We know that libraries can create and support feelings of community, but now their patrons can support faraway communities.

Participating Pikes Peak Library District facilities, including the Manitou Springs library, are hosting stations where mothers and children can write letters of hope and support to Ukrainian mothers and children living in Polish camps for refugees.

Three caring people, Steve Popovich, Keith Davis and Vince Murphy, implemented the program in partnership with relief organizations. Popovich reached out to Melody Alvarez, the PPLD’s director of Family & Children’s Services, to discuss the idea.

The project took many months to start as the three men worked with relief organizations to find carriers that would transport the letters to refugee camps in Poland.

In May, PPLD received the good news that two carriers would transport letters.

The Frontier Horizon non-governmental organization will deliver 1,000 letters to displaced Ukrainian orphans, age 6 to 17, who are temporarily sheltered outside of Warsaw, and possibly in Germany.  Letters of Hope NGO has committed to taking batches of letters to refugees outside of Ukraine and those at the processing stations in Poland.

The Rotary Club of Colorado Springs picks up the letters twice a month from PPLD.

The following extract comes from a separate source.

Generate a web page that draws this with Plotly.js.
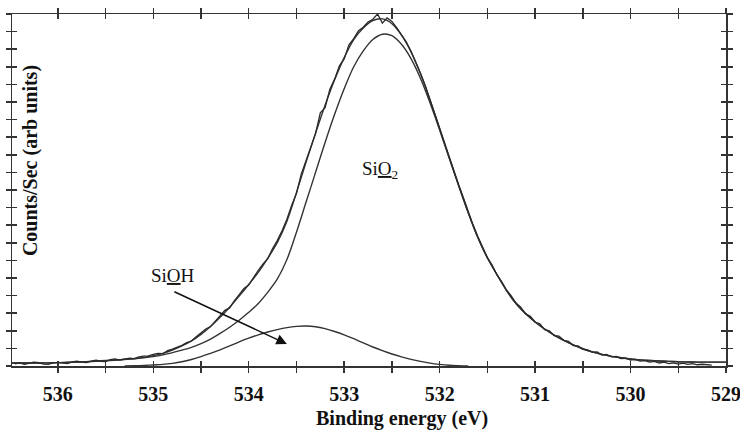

The Rotarians read through the letters to ensure they are supportive and include no personal information. Two organizations, Ukrainians of Colorado and Ukrainian National Women’s League of America Inc., help translate and check the letters.

Pikes Peak Library District started the writing campaign in June during its Summer Adventure reading program and it will end Aug. 31. As of late July, PPLD had collected 339 letters.

PPLD was the first library district to join the partnership as a pilot. The program now includes Security Public Library, Pueblo City-County Library and Aurora Central Library.

Gov. Jared Polis has endorsed the program, as has the United Nations Refugee Agency.